By Chidinma Agu
Lagos – Prof. Oladele Osibanjo, the President, Waste Management Society of Nigeria (WAMSON), has urged federal and state governments to map out strategies to enlighten the citizenry on how their various activities can cause climate change.
Osibanjo gave the advice in an interview with the News Agency of Nigeria (NAN) in Lagos, on Saturday.
He was speaking on the commemoration of the Earth Day with the theme: ‘Environment and Climate Literacy’.
According to him, the Earth Day is set aside to reignite how activities affect the planet earth.
“A lot of human activities are threatening the sustainability of the earth.
“In Nigeria, deforestation, indiscriminate dumping, burning of waste and continuous gas flaring in the Niger Delta are all actions that create Green House Gases (GHG).
“These GHGs cause depletion of Ozone layer which has adverse effects on the environment,” he said.
Osibanjo said that the citizenry needed to be conscious of the role of the environment in whatever they were doing.

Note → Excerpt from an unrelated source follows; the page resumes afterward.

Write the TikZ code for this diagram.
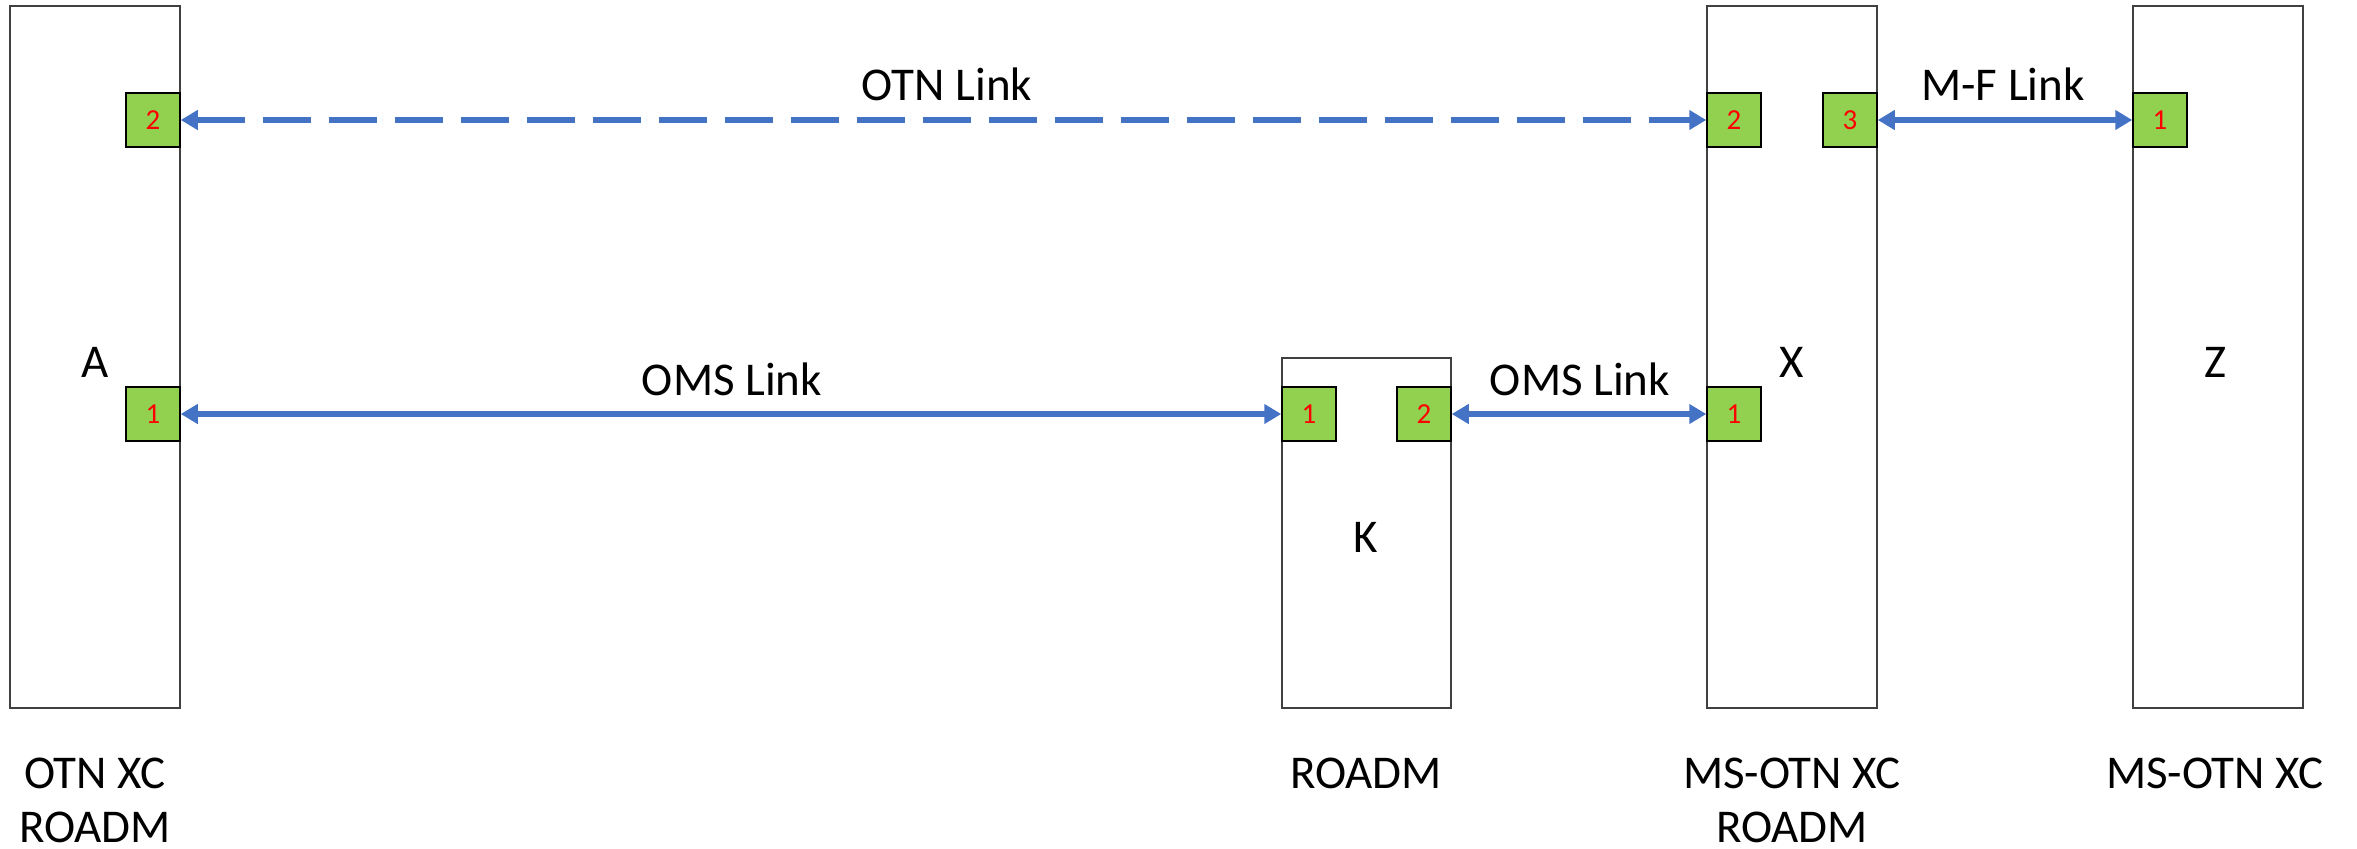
\documentclass[tikz,border=0pt]{standalone}
\usepackage{fontspec}
\setmainfont{Carlito}
\usetikzlibrary{arrows.meta,fit}
\definecolor{linkblue}{HTML}{4472C4}
\definecolor{portgreen}{HTML}{92D050}
\definecolor{boxline}{HTML}{404040}
\begin{document}
\begin{tikzpicture}[x=0.5pt,y=-0.5pt,
  devbox/.style={draw=boxline,line width=0.7pt,fill=white,inner sep=0pt},
  port/.style={draw=black,line width=0.75pt,fill=portgreen,minimum size=27pt,inner sep=0pt,
    text=red,font=\fontsize{14.5}{16}\selectfont},
  lbl/.style={font=\fontsize{23.5}{27}\selectfont,align=center,inner sep=0pt},
  link/.style={draw=linkblue,line width=3pt,{Triangle[length=8.5pt,width=9.5pt]}-{Triangle[length=8.5pt,width=9.5pt]}},
  otnlink/.style={link,dash pattern=on 24pt off 9pt}]
\useasboundingbox (0,0) rectangle (2357,848);

% network elements
\node[devbox,fit={(10,6) (180,708)}] (A) {};
\node[devbox,fit={(1282,358) (1451,708)}] (K) {};
\node[devbox,fit={(1707,6) (1877,708)}] (X) {};
\node[devbox,fit={(2133,6) (2303,708)}] (Z) {};

% element names
\node[lbl] (nA) at (95,362) {A};
\node[lbl] (nK) at (1366,537) {K};
\node[lbl] (nX) at (1792,362) {X};
\node[lbl] (nZ) at (2215,362) {Z};

% ports
\node[port] (A2) at (153,120) {2};
\node[port] (A1) at (153,414) {1};
\node[port] (K1) at (1309,414) {1};
\node[port] (K2) at (1424,414) {2};
\node[port] (X2) at (1734,120) {2};
\node[port] (X3) at (1850,120) {3};
\node[port] (X1) at (1734,414) {1};
\node[port] (Z1) at (2160,120) {1};

% links
\draw[otnlink] (A2.east) -- (X2.west);
\draw[link] (X3.east) -- (Z1.west);
\draw[link] (A1.east) -- (K1.west);
\draw[link] (K2.east) -- (X1.west);

% link names
\node[lbl] (lOTN) at (947,84) {OTN Link};
\node[lbl] (lMF) at (2003,84) {M-F Link};
\node[lbl] (lOMS1) at (732,379) {OMS Link};
\node[lbl] (lOMS2) at (1580,379) {OMS Link};

% element types
\node[lbl] (tA) at (95,800) {OTN XC\\ROADM};
\node[lbl] (tK) at (1366,773) {ROADM};
\node[lbl] (tX) at (1792,800) {MS-OTN XC\\ROADM};
\node[lbl] (tZ) at (2215,773) {MS-OTN XC};
\end{tikzpicture}
\end{document}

He said that without reducing the activities that produced the GHGs, the nation in particular and the world as a whole faced the threat of extinction.
The professor said that the adverse weather conditions would also affect health, food security, safety and total environmental degradation.
He said that the extreme weather condition would affect agriculture while extreme rainfall would cause flooding everywhere.
Osibanjo said that extreme heat would affect soil fertility and stressed that the citizenry should be enlightened to understand the role of the earth in various spheres of life and to embrace green economy.
He said that people should be trained to know that as one tree was being cut down; five trees should used to replace it.
According to him, this way they will make the environment more resilience for this generation and the next.
He said that people should know that without trees in the forest, the rivers would dry up and there would be no fish to eat.
Osibanjo emphasised that the Earth Day should be celebrated in primary, secondary schools, and tertiary institutions and at community levels.
Earth Day is celebrated globally on April 22 to remind the world that there is only one earth and the environment must be protected.